"Cislunar and xGEO is important to us," David Denhard, US Space Command's chief scientist and technical advisor, told the State of the Space Industrial Base conference in New Mexico on May 2026. That simple declaration framed several specific, consequential moves: a reordering of science and technology priorities, an emphasis on fast on-orbit mobility, and the explicit inclusion of offensive space control in planning for the vast region between Earth and the moon.
David Denhard and SPACECOM’s top S&T list
Denhard told SSIB attendees that operations beyond geosynchronous Earth orbit (xGEO) and in cislunar space are on SPACECOM’s “what’s hot for tomorrow” list of S&T activities he approved earlier this month. He presented a seven-item chart showing cislunar and xGEO capabilities ranked third. Denhard and his chart repositioned those regions from speculative areas of interest to formal, near-term science and technology priorities for the command.
On-orbit mobility: “an order magnitude improvement” and novel propulsion
At the top of Denhard’s chart sits research aimed at achieving on-orbit mobility. He summarized the number-one goal as developing “technologies that enable an order magnitude improvement in mobility” including “novel” propulsion systems. “We want to be able to go to different orbits fast. We want to be able to go quickly to anywhere we need in a point of space,” Denhard said, signaling an emphasis on speed and maneuverability as cornerstones of future space operations.
Cislunar, xGEO: PNT limits, space domain awareness and offensive space control
Denhard tied the technical priorities to operational problems. From a PNT — positioning, navigation, and timing — perspective, he noted a capability gap: “you need timing in that area. You don’t get GPS signals very far out of GEO.” He also said SPACECOM wants “space domain awareness in that area; so, we want to know what our adversary is doing in GEO and beyond.” Importantly, he added an eventual operational aim: “And then, eventually, we want to exploit that space from an offensive sort of space control perspective.”
US doctrinal context and the Space Force April 2025 warfighting framework
The remarks fit within established doctrinal definitions. The source notes that US doctrinal publications define space control as including both defensive and offensive operations, and that the Space Force’s April 2025 warfighting framework further explains the concept includes waging orbital, electronic and cyber warfare. Denhard’s public comments therefore align the command’s S&T direction with existing definitions that encompass kinetic and non-kinetic options for shaping the space domain.
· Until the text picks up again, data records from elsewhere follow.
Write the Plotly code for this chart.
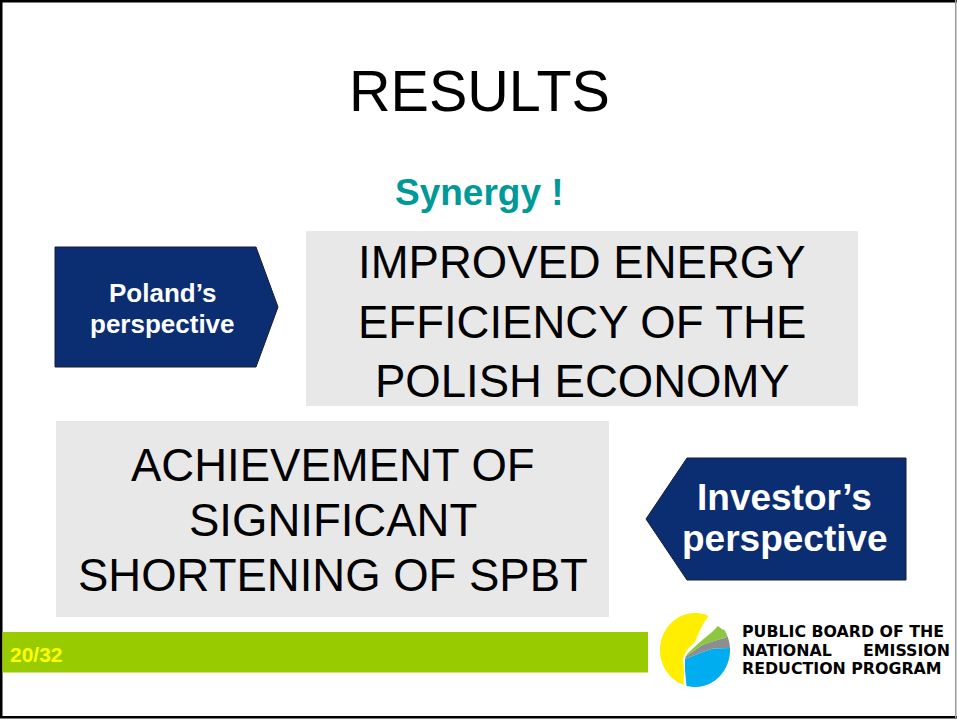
import numpy as np
import plotly.graph_objects as go

W, H = 957, 720

# ---- slide content ----
title_text = "RESULTS"
subtitle_text = "Synergy !"
box1_lines = ["IMPROVED ENERGY", "EFFICIENCY OF THE", "POLISH ECONOMY"]
box2_lines = ["ACHIEVEMENT OF", "SIGNIFICANT", "SHORTENING OF SPBT"]
left_arrow_lines = ["Poland’s", "perspective"]
right_arrow_lines = ["Investor’s", "perspective"]
page_label = "20/32"
logo_lines = ["PUBLIC BOARD OF THE", "NATIONAL", "EMISSION", "REDUCTION PROGRAM"]

FONT = "Liberation Sans, Arial, Helvetica, sans-serif"
LOGO_FONT = "DejaVu Sans, Liberation Sans, Arial, sans-serif"
NAVY = "#0B2D72"
GRAY_BOX = "#E8E8E8"
TEAL = "#009999"
GREEN_BAR = "#99CC00"

fig = go.Figure()
shapes = []
ann = []


def rect(x0, y0, x1, y1, color, line=None):
    shapes.append(dict(type="rect", xref="x", yref="y", x0=x0, y0=y0, x1=x1, y1=y1,
                       fillcolor=color, line=dict(width=0) if line is None else line,
                       layer="below"))


def poly(points, color, line=None):
    d = "M " + " L ".join(f"{x:.2f},{y:.2f}" for x, y in points) + " Z"
    shapes.append(dict(type="path", xref="x", yref="y", path=d, fillcolor=color,
                       line=dict(width=0) if line is None else line, layer="below"))


def arc(cx, cy, rx, ry, a0, a1, n=40):
    t = np.radians(np.linspace(a0, a1, n))
    return list(zip(cx + rx * np.cos(t), cy - ry * np.sin(t)))


def text(x, y, s, size, color="black", bold=False, xanchor="center", family=FONT):
    ann.append(dict(x=x, y=y, xref="x", yref="y", text=s, showarrow=False,
                    xanchor=xanchor, yanchor="middle",
                    font=dict(family=family, size=size, color=color,
                              weight="bold" if bold else "normal")))


# slide borders
rect(0, 0, W, 2.5, "black")
rect(0, 0, 2.5, 718, "black")
rect(0, 716, W, 718.5, "black")
rect(955, 0, 956.5, 718, "#9a9a9a")

# gray boxes
rect(306, 231, 858, 406, GRAY_BOX)
rect(56, 421, 609, 617, GRAY_BOX)

# arrows
edge = dict(color="#1c1c2c", width=1)
poly([(55, 247), (256, 247), (278, 307), (256, 367), (55, 367)], NAVY, edge)
poly([(906, 458), (687, 458), (646, 519), (687, 580), (906, 580)], NAVY, edge)

# green bar
rect(2.5, 632, 648, 672.5, GREEN_BAR)

# logo
cx, cy, rx, ry = 695, 650, 35, 37
yellow = arc(cx, cy, rx, ry, 67, 251) + [(684, 670), (683, 658), (687, 650),
                                         (695, 642), (700, 630), (705, 621)]
poly(yellow, "#FFEE00")
blue_top = [(685, 659), (700, 653), (713, 648.5)]
blue = blue_top + arc(cx, cy, rx, ry, 3, -104) + [(685, 670)]
poly(blue, "#00AEEF")
gray_top = [(686, 656), (703, 644.5), (717, 640), (726, 637.5)]
gray = gray_top + arc(cx, cy, rx, ry, 21.6, 3) + blue_top[::-1]
poly(gray, "#8C8E90")
green = [(688, 653), (700, 642), (712, 632), (718, 626), (723, 630)] + \
    arc(cx, cy, rx, ry, 34, 21.6) + gray_top[::-1]
poly(green, "#8DC63F")

# texts
text(479, 90.5, title_text, 57.5)
text(479, 192, subtitle_text, 37, TEAL, bold=True)
for yy, s in zip([262, 322, 381], box1_lines):
    text(582, yy, s, 45.5)
for yy, s in zip([465, 520, 575], box2_lines):
    text(332.5, yy, s, 45.5)
for yy, s in zip([292.5, 324], left_arrow_lines):
    text(162.5, yy, s, 26, "white", bold=True)
for yy, s in zip([497, 538], right_arrow_lines):
    text(784.5, yy, s, 37, "white", bold=True)
text(8, 654, page_label, 21, "#FFFF00", bold=True, xanchor="left")
LS = 15.8
text(739.5, 631.5, logo_lines[0], LS, bold=True, xanchor="left", family=LOGO_FONT)
text(739.5, 650, logo_lines[1], LS, bold=True, xanchor="left", family=LOGO_FONT)
text(951.5, 650, logo_lines[2], LS, bold=True, xanchor="right", family=LOGO_FONT)
text(739.5, 668.5, logo_lines[3], LS, bold=True, xanchor="left", family=LOGO_FONT)

fig.update_layout(
    width=W, height=H,
    margin=dict(l=0, r=0, t=0, b=0),
    paper_bgcolor="white", plot_bgcolor="white",
    xaxis=dict(range=[0, W], visible=False, fixedrange=True),
    yaxis=dict(range=[H, 0], visible=False, fixedrange=True),
    shapes=shapes, annotations=ann, showlegend=False,
)
fig.write_html(
    "out.html",
    config={"displayModeBar": False},
    post_script="document.body.style.margin='0';document.body.style.overflow='hidden';",
)
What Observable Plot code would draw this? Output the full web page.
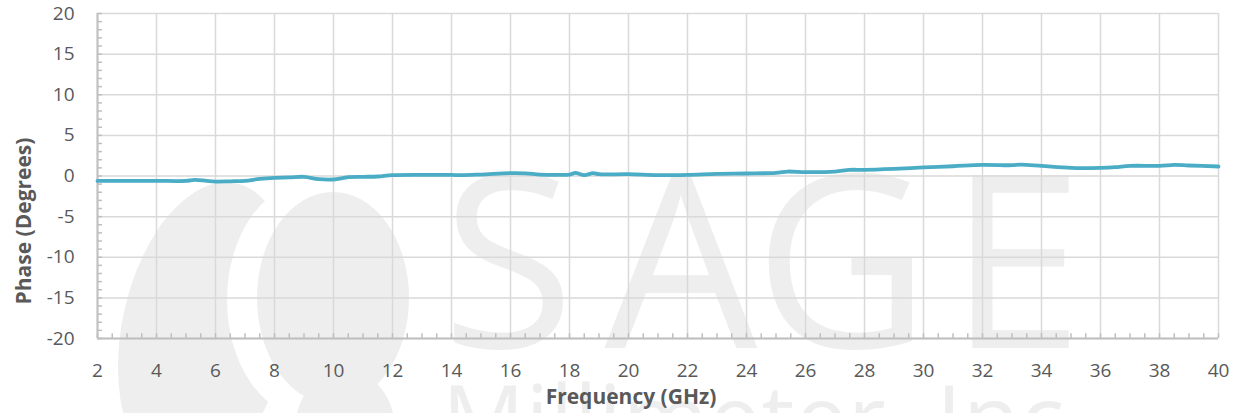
<!DOCTYPE html>
<html><head><meta charset="utf-8">
<script src="https://cdn.jsdelivr.net/npm/d3@7"></script>
<script src="https://cdn.jsdelivr.net/npm/@observablehq/plot@0.6"></script>
<style>body{margin:0;background:#fff}</style>
</head><body><div id="chart"></div>
<script>
const freq  = [2, 3, 4, 5, 5.3, 5.7, 6, 6.5, 7, 7.5, 8, 8.5, 9, 9.5, 10, 10.5, 11, 11.5, 12, 13, 14, 14.3, 15, 16, 16.5, 17, 17.6, 18, 18.2, 18.5, 18.8, 19, 20, 21, 22, 23, 24, 25, 25.4, 26, 27, 27.5, 28, 29, 30, 31, 32, 33, 33.3, 34, 35, 36, 36.5, 37, 38, 38.5, 39, 40];
const phase = [-0.6, -0.6, -0.6, -0.6, -0.47, -0.6, -0.68, -0.65, -0.6, -0.35, -0.22, -0.18, -0.1, -0.39, -0.43, -0.14, -0.1, -0.06, 0.1, 0.14, 0.14, 0.1, 0.18, 0.35, 0.33, 0.18, 0.14, 0.18, 0.39, 0.1, 0.35, 0.22, 0.22, 0.1, 0.14, 0.27, 0.31, 0.39, 0.55, 0.47, 0.55, 0.76, 0.76, 0.88, 1.05, 1.2, 1.37, 1.33, 1.41, 1.25, 1.0, 1.0, 1.08, 1.25, 1.25, 1.37, 1.29, 1.17];
const xTicks = d3.range(2, 41, 2);
const yTicks = d3.range(-20, 21, 5);
const xMinor = d3.range(2, 40.01, 0.5);
const yMinor = d3.range(-20, 20.01, 1);
const xTitle = "Frequency (GHz)";
const yTitle = "Phase (Degrees)";
const watermarkLetters = ["S", "A", "G", "E"];
const watermarkLine2 = "Millimeter, Inc.";

const data = freq.map((f, i) => ({f, p: phase[i]}));
const axisColor = "#bfbfbf";
const gridColor = "#d9d9d9";
const textColor = "#595959";
const fmt = d => String(d);

const plot = Plot.plot({
  width: 1238, height: 413,
  marginLeft: 97, marginRight: 20, marginTop: 13, marginBottom: 75,
  style: {fontFamily: "'Open Sans', sans-serif", fontSize: "19px", color: textColor, background: "white"},
  x: {domain: [2, 40], label: null},
  y: {domain: [-20, 20], label: null},
  marks: [
    Plot.gridX(xTicks, {stroke: gridColor, strokeOpacity: 1, strokeWidth: 1.5}),
    Plot.gridY(yTicks, {stroke: gridColor, strokeOpacity: 1, strokeWidth: 1.5}),
    Plot.ruleX(xMinor, {y1: -20, y2: -19.4, stroke: axisColor, strokeWidth: 1.5}),
    Plot.ruleY(yMinor, {x1: 2, x2: 2.17, stroke: axisColor, strokeWidth: 1.5}),
    Plot.axisX(xTicks, {tickSize: 0, tickPadding: 25, fill: textColor, fontSize: 19, tickFormat: fmt}),
    Plot.axisY(yTicks, {tickSize: 0, tickPadding: 23, fill: textColor, fontSize: 19, tickFormat: fmt}),
    Plot.ruleY([-20], {stroke: axisColor, strokeWidth: 2}),
    Plot.ruleX([2], {stroke: axisColor, strokeWidth: 2}),
    Plot.line(data, {x: "f", y: "p", stroke: "#4bacc6", strokeWidth: 3.8, curve: "catmull-rom"})
  ]
});

const svg = d3.select(plot);
// watermark (background logo)
const wm = svg.insert("g", ":first-child").attr("fill", "#eeeeee")
  .attr("font-family", "'Open Sans', sans-serif");
wm.append("ellipse").attr("cx", 205).attr("cy", 330).attr("rx", 83).attr("ry", 150)
  .attr("transform", "rotate(12,205,330)");
wm.append("ellipse").attr("cx", 310).attr("cy", 300).attr("rx", 83).attr("ry", 118).attr("fill", "white");
wm.append("ellipse").attr("cx", 333).attr("cy", 298).attr("rx", 76).attr("ry", 106);
wm.append("ellipse").attr("cx", 345).attr("cy", 430).attr("rx", 50).attr("ry", 60);
const letterCenters = [508, 681, 842, 1016];
watermarkLetters.forEach((ch, i) => {
  wm.append("text").text(ch).attr("x", letterCenters[i]).attr("y", 348)
    .attr("text-anchor", "middle").attr("font-size", 242);
});
wm.append("text").text(watermarkLine2).attr("x", 442).attr("y", 451)
  .attr("text-anchor", "start").attr("font-size", 92).attr("letter-spacing", 1);
svg.insert("rect", ":first-child").attr("width", 1238).attr("height", 413).attr("fill", "white");

// axis titles
svg.append("text").text(xTitle).attr("x", 631).attr("y", 404)
  .attr("text-anchor", "middle").attr("font-weight", "bold").attr("font-size", 21)
  .attr("fill", textColor).attr("font-family", "'Open Sans', sans-serif");
svg.append("text").text(yTitle).attr("transform", "translate(31,221) rotate(-90)")
  .attr("text-anchor", "middle").attr("font-weight", "bold").attr("font-size", 21)
  .attr("fill", textColor).attr("font-family", "'Open Sans', sans-serif");

document.getElementById("chart").appendChild(plot);
</script>
</body></html>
Responses from Peter Garretson and a SPACECOM spokesperson
Observers and the command itself framed Denhard’s statements as a marked shift. Peter Garretson, senior fellow at the American Foreign Policy Council and an advocate for cislunar operations, told Breaking Defense that Denhard’s statement was the first time he’d heard SPACECOM publicly acknowledge a future need for space control operations beyond GEO. Garretson wrote by email: “For the last seven years it has been pushing a wet noodle uphill … [I]t was just deflect and talk to the hand. This year, the remarks on cislunar are committed and all in. It’s a massive policy change.”
A SPACECOM spokesperson put the decision in operational terms: “Cislunar is part of USSPACECOM’s Area of Responsibility like any other region in the space domain. As such, we will execute all of our UCP responsibilities accordingly to ensure that the U.S., working alongside its allies and partners, has the freedom of action to operate in space and the ability to project power when and where required.” The source also links this shift in emphasis to President Donald Trump’s December Executive Order on space superiority, describing the renewed interest as an outgrowth of that policy direction.
How USSPACECOM, allies and China are positioned
- USSPACECOM and the Space Force: Denhard’s prioritized S&T agenda converts interest into approved activities, with mobility and cislunar capabilities now on a short list for development and experimentation.
- Allies and partners: The SPACECOM spokesperson framed cislunar work as part of ensuring “the U.S., working alongside its allies and partners, has the freedom of action” — indicating allied cooperation will be factored into operational planning and responsibilities.
- Chinese activities: Previously, officials had focused on cislunar monitoring “primarily aimed at keeping tabs on Chinese activities there.” Denhard’s comments and SPACECOM’s public framing suggest monitoring could be followed by capabilities that enable broader control or exploitation of the region.
Denhard’s public elevation of cislunar and xGEO S&T priorities — and the placement of rapid on-orbit mobility atop that list — signals a tangible pivot from observation to potential action. The command has moved from acknowledging a capability gap to approving a prioritized S&T agenda; the next concrete markers will be specific programs, demonstrations and procurement decisions that translate those priorities into hardware, timelines and operational concepts. How quickly those demonstrators and procurements follow, and what form “offensive” space control takes in the cislunar domain, remains the key unresolved question.